Agaunum im Frühjahr 302

(heute St. Maurice im Schweizer Kanton Wallis)


Der eiskalte Regen – zuweilen ging er auch in Schnee über – würde wohl niemals aufhören, zumindest nicht, solange sie noch durch diese verfluchten helvetischen Berge irren mussten. Iain, oder Ianus, wie ihn seine römischen Kameraden nannten, wischte sich immer wieder mit klammen Fingern und dem Ärmel seiner ohnehin schon gänzlich durchnässten Tunika über Stirn und Augen, von kalten, pfeilspitzartigen Regentropfen gemartert, die der undurchdringliche, seit Wochen grau verhangene Himmel erbarmungslos auf die einzigen sechs Überlebenden der Thebaischen Legion herabschleuderte.

Es war nun fast einen Monat her, dass sich ihre Waffenbrüder gegen sie gewandt hatten. Angeblich hatte der Kaiser, Maximian höchst selbst, das Massaker angeordnet, da sich in der Thebaischen Legion zu viele Christen befanden, was er wohl als innere Bedrohung für das Imperium Romanum sah. Seit vielen Jahren regierte er über das Weströmische Reich, während Diokletian dem Oströmischen Reich vorstand. Vielleicht war ihm das schon zu wenig Macht gewesen. Also hatten des Nachts die lateinischen Legionäre, nach einer geheimen Absprache, die Waffen gegen ihre christlichen Brüder gezogen und alle bis auf Iain, seinen Bruder Cal und fünf andere getaufte Soldaten erschlagen. Wie durch ein Wunder war es diesen gelungen, dem Gemetzel zu entkommen, denn der Heerführer Mauritius, selbst ein Christ, hatte den Anschlag geahnt und die Seinen rechtzeitig um sich geschart. Aber die Männer waren unter der großen Überzahl der Lateiner niedergemacht worden wie Ähren, durch die das Sensenblatt fährt. Tödlich verwundet und bereits schwankend durch das Verlassen der Lebensgeister, hatte der große Mauritius mit letzter Kraft seine Lanze, eine Wunderwaffe mit einem eingefassten Kreuzesnagel Jesu Christi, die stets der ganzen Legion zu Ehre und Ehrfurcht gereicht hatte, weit von sich in einen dunklen Abgrund geschleudert. In der darauffolgenden Nacht aber waren Iain und seine Kameraden in das zerstörte Lager zurückgekehrt, waren den Felsabhang hinuntergeklettert und hatten die zerbrochene Lanze des Mauritius an sich genommen.

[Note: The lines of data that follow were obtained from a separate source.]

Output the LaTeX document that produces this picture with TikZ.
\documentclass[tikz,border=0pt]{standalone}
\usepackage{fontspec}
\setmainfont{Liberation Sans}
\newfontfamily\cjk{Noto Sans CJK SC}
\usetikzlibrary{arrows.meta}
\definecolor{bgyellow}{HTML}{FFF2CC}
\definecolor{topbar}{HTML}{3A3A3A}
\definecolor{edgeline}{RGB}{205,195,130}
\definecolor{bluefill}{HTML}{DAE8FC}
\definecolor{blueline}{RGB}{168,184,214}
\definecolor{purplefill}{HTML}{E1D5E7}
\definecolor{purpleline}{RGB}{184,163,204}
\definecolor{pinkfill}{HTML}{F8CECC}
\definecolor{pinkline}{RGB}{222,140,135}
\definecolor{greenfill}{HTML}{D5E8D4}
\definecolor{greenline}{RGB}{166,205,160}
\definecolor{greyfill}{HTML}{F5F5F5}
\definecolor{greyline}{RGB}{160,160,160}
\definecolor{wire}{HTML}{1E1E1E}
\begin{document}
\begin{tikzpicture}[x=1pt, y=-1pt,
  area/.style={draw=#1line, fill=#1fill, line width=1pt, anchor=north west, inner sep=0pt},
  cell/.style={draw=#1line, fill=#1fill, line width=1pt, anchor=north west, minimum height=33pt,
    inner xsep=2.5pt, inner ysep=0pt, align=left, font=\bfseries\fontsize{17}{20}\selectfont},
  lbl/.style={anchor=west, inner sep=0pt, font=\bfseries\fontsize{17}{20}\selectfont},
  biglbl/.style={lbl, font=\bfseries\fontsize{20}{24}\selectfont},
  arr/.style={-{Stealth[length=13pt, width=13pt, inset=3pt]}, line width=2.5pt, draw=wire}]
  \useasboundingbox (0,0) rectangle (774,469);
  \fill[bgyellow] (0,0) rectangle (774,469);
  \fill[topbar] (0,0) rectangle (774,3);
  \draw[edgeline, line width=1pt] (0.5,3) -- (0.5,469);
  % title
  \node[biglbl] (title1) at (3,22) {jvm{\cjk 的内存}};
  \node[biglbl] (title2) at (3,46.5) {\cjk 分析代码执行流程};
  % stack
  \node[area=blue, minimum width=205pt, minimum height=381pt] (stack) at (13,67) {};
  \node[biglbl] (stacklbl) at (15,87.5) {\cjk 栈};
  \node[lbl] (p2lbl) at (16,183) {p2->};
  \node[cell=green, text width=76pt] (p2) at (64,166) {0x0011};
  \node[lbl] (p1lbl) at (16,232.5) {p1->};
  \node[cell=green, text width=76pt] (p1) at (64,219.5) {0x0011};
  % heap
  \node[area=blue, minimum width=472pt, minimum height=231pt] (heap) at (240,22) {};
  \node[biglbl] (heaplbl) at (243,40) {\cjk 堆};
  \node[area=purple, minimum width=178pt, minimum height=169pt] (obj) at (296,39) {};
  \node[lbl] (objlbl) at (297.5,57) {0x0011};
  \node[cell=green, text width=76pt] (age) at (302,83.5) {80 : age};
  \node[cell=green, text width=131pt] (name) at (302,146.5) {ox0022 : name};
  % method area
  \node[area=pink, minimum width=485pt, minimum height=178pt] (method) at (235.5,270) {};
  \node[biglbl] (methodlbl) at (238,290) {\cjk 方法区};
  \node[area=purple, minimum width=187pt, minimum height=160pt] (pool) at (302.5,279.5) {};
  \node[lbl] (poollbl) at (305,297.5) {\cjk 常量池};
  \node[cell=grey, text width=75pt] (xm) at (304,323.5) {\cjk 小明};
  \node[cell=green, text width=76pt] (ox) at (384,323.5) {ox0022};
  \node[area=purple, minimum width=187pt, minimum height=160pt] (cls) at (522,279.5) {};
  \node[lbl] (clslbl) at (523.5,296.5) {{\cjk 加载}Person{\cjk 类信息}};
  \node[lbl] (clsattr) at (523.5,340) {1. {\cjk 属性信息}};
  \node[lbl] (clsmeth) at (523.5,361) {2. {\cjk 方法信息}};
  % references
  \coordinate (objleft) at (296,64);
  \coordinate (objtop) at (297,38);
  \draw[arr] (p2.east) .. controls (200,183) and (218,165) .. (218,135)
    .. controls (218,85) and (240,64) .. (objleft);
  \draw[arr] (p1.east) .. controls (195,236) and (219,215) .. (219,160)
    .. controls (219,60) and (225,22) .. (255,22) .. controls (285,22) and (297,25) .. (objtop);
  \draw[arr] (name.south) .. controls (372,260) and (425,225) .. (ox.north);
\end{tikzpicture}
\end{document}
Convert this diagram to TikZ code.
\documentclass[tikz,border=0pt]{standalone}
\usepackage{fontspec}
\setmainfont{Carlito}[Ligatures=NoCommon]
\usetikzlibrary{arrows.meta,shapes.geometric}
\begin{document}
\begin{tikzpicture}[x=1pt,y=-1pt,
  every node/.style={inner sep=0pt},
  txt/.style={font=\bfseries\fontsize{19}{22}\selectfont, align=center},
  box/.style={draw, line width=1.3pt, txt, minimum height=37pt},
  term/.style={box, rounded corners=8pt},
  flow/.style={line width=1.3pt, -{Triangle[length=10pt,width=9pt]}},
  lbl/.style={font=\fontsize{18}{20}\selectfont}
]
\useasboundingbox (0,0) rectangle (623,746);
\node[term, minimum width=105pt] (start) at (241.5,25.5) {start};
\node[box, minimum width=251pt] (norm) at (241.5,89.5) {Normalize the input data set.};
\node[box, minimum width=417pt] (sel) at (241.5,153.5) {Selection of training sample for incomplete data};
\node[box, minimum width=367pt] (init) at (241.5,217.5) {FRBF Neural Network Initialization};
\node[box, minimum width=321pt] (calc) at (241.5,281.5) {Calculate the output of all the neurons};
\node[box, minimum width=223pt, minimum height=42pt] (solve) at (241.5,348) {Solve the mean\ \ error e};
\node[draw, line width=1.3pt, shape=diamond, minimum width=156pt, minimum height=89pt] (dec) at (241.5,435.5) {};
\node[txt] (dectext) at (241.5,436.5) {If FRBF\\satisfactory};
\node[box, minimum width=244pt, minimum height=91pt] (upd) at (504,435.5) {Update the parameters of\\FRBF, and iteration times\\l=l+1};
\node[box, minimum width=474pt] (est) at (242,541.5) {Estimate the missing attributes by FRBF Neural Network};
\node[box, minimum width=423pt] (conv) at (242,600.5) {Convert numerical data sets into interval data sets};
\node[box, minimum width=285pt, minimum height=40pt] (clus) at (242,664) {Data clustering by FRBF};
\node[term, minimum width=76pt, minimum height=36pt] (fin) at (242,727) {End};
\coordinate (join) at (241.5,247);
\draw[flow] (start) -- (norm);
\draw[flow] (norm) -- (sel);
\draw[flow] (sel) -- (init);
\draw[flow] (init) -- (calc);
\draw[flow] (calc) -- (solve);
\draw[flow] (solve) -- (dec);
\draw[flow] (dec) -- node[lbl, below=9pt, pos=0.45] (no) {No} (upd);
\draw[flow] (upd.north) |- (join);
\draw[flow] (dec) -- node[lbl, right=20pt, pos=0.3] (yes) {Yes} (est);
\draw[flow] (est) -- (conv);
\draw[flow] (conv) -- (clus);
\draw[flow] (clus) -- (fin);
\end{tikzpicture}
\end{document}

Nun wanderten sie gen Norden, ernährten sich von Wasser und dem rohen Fleisch eines abgestürzten Steinbocks, den sie mit ihren Kurzschwertern zerlegten und verteilt auf alle Männer mit sich trugen.

Eines Tages jedoch geschah ein zweites Wunder. Die Tränen des Himmels versiegten mit einem Schlag, und als die heimatlosen Legionäre auf einem schneebedeckten Grat standen und von dort hinabblickten, öffneten sich die Wolken dem Morgenlicht und gaben den Blick frei auf die nördlichen Grenzen Raetiens, hinter denen sich das weite Waldland der Germanen und Kelten auftat. Iain und Cal kannten es gut. Denn sie waren vor mehr als zwanzig Jahren mit ihrer verwitweten Mutter aus dem fernen Hibernia durch das grüne Germanien gezogen, um Bürger und Soldaten der Welthauptstadt Rom zu werden.

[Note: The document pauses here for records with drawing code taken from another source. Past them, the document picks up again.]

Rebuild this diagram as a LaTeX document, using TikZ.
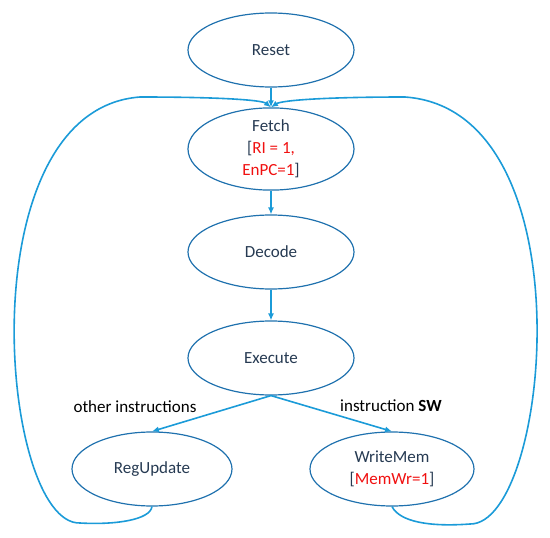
\documentclass[tikz,border=0pt]{standalone}
\usepackage{fontspec}
\setmainfont{Carlito}
\usetikzlibrary{arrows.meta,shapes.geometric}
\definecolor{Rim}{HTML}{1F71AE}
\definecolor{Flow}{HTML}{1B9BD8}
\definecolor{Ink}{HTML}{263A52}
\definecolor{Hot}{HTML}{F01010}

\begin{document}
\begin{tikzpicture}[x=1pt,y=-1pt,
  state/.style={ellipse,draw=Rim,line width=1.2pt,minimum width=166pt,minimum height=74pt,
    inner sep=0pt,align=center,font=\fontsize{17}{22}\selectfont,text=Ink},
  flow/.style={-{Latex[length=7pt,width=6pt]},line width=1.6pt,Flow},
  lbl/.style={font=\fontsize{17}{20}\selectfont,text=black}]
  \useasboundingbox (0,0) rectangle (550,538);
  \node[state] (reset) at (271,50) {Reset};
  \node[state] (fetch) at (271,149) {Fetch\\{}[\textcolor{Hot}{RI = 1,}\\\textcolor{Hot}{EnPC=1}]};
  \node[state] (decode) at (271,252) {Decode};
  \node[state] (exec) at (271,358) {Execute};
  \node[state,minimum width=160pt] (reg) at (152,469) {RegUpdate};
  \node[state,minimum width=164pt] (wmem) at (392,469) {WriteMem\\{}[\textcolor{Hot}{MemWr=1}]};
  \node[lbl] (other) at (135,407) {other instructions};
  \node[lbl] (sw) at (391,406) {instruction \textbf{SW}};
  \draw[flow] (reset.south)--(fetch.north);
  \draw[flow] (fetch.south)--(decode.north);
  \draw[flow] (decode.south)--(exec.north);
  \draw[flow] (exec.south)--(reg.north);
  \draw[flow] (exec.south)--(wmem.north);
  % loops back to fetch
  \draw[flow] (reg.south) .. controls (150,520) and (115,525) .. (80,523)
    .. controls (0,525) and (-35,110) .. (140,97)
    .. controls (220,97) and (262,100) .. (fetch.north);
  \draw[flow] (wmem.south) .. controls (400,522) and (430,527) .. (470,524)
    .. controls (550,525) and (590,110) .. (405,97)
    .. controls (330,97) and (282,100) .. (fetch.north);
\end{tikzpicture}
\end{document}
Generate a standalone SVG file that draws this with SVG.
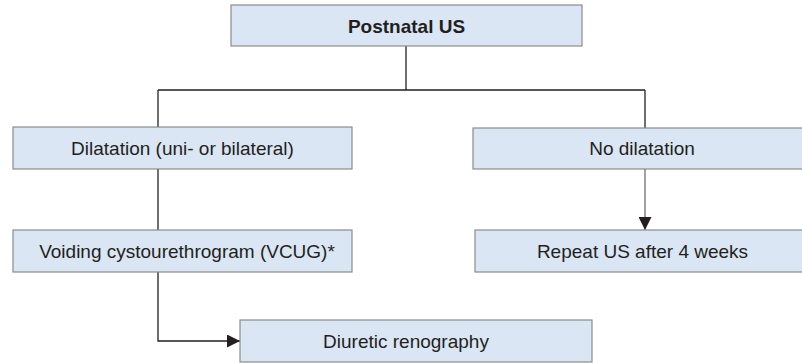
<svg xmlns="http://www.w3.org/2000/svg" width="802" height="363" viewBox="0 0 802 363">
<style>
.box{fill:#dae6f3;stroke:#8a8c8e;stroke-width:1.2}
.t{font-family:"Liberation Sans",Arial,sans-serif;font-size:19px;fill:#231f20;text-anchor:middle}
.b{font-weight:bold}
.ln{fill:none;stroke:#231f20;stroke-width:1.3}
.lg{fill:none;stroke:#6d6e71;stroke-width:1.3}
</style>
<defs>
<marker id="ah" markerWidth="13" markerHeight="13" refX="13" refY="6.5" orient="auto" markerUnits="userSpaceOnUse">
<path d="M0,0 L13,6.5 L0,13 Z" fill="#231f20"/>
</marker>
</defs>
<rect width="802" height="363" fill="#ffffff"/>
<g id="connectors">
<path class="ln" d="M406,46 V90"/>
<path class="ln" d="M158,90 H645"/>
<path class="ln" d="M158,90 V127"/>
<path class="ln" d="M645,90 V128"/>
<path class="ln" d="M158,169 V230"/>
<path class="lg" d="M645,169 V230" marker-end="url(#ah)"/>
<path class="ln" d="M158,272 V341 H240" marker-end="url(#ah)"/>
</g>
<g id="node-postnatal">
<rect class="box" x="231" y="5" width="351" height="41"/>
<text class="t b" x="406.5" y="33">Postnatal US</text>
</g>
<g id="node-dilatation">
<rect class="box" x="13" y="127" width="339" height="42"/>
<text class="t" x="182.5" y="155">Dilatation (uni- or bilateral)</text>
</g>
<g id="node-nodilatation">
<rect class="box" x="473" y="128" width="340" height="41"/>
<text class="t" x="642" y="155">No dilatation</text>
</g>
<g id="node-vcug">
<rect class="box" x="13" y="230" width="339" height="42"/>
<text class="t" x="187" y="258">Voiding cystourethrogram (VCUG)*</text>
</g>
<g id="node-repeat">
<rect class="box" x="475" y="230" width="338" height="42"/>
<text class="t" x="642.5" y="258">Repeat US after 4 weeks</text>
</g>
<g id="node-diuretic">
<rect class="box" x="240" y="320" width="352" height="42"/>
<text class="t" x="406" y="348">Diuretic renography</text>
</g>
</svg>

Irgendwo dort unten, mit bloßem Auge konnte man es nur erahnen, floss der Danuvius von Südwesten nach Nordosten. Jedoch kurz bevor der Strom nach Osten bog, wo er von der nördlichsten römischen Stadt, Ratisbona, gesäumt wurde, brach der Danuvius durch ein Mittelgebirge hindurch und vereinte sich mit der Alcmona. An eben dieser Stelle, nur einen Steinwurf vom Anfang des Limes entfernt, gab es einen Platz am Fluss, so erinnerten sich die Brüder, wo die Fischer in ihren schmalen Einbäumen die herrlichsten Fische fingen, wo man in den darüber liegenden, felsdurchsetzten sonnigen Hängen guten Wein anbaute und wo man nicht lange durch die kühlen Eichenwälder streifen musste, um reichlich Wild jagen zu können. Dieser Ort am Durchbruch des Danuvius sollte ihr Ziel sein.